二维 DP Time = O(n^2), Space = O(n^2)
class Solution {
public int minPathSum(int[][] grid) {
if (grid == null || grid.length == 0 || grid[0].length == 0) {
return 0;
}
int[][] minPathSum = new int[grid.length][grid[0].length];
minPathSum[0][0] = grid[0][0];
for (int i = 1; i < grid.length; i++) {
minPathSum[i][0] = minPathSum[i - 1][0] + grid[i][0];
}
for (int j = 1; j < grid[0].length; j++) {
minPathSum[0][j] = minPathSum[0][j - 1] + grid[0][j];
}
for (int i = 1; i < grid.length; i++) {
for (int j = 1; j < grid[0].length; j++) {
minPathSum[i][j] = Math.min(minPathSum[i - 1][j], minPathSum[i][j - 1]) + grid[i][j];
}
}
return minPathSum[grid.length - 1][grid[0].length - 1];
}
}
下面优化一下 Space Complexity O(n^2) -> O(1)。
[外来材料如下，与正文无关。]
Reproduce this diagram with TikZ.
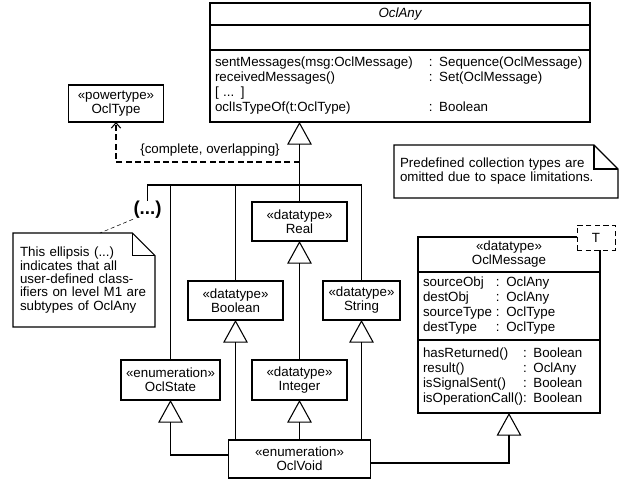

直接更新当前 2D Array,不需要开辟新的存储空间。
class Solution {
public int minPathSum(int[][] grid) {
if (grid == null || grid.length == 0 || grid[0].length == 0) {
return 0;
}
for (int i = 1; i < grid.length; i++) {
grid[i][0] = grid[i - 1][0] + grid[i][0];
}
for (int j = 1; j < grid[0].length; j++) {
grid[0][j] = grid[0][j - 1] + grid[0][j];
}
for (int i = 1; i < grid.length; i++) {
for (int j = 1; j < grid[0].length; j++) {
grid[i][j] = Math.min(grid[i - 1][j], grid[i][j - 1]) + grid[i][j];
}
}
return grid[grid.length - 1][grid[0].length - 1];
}
}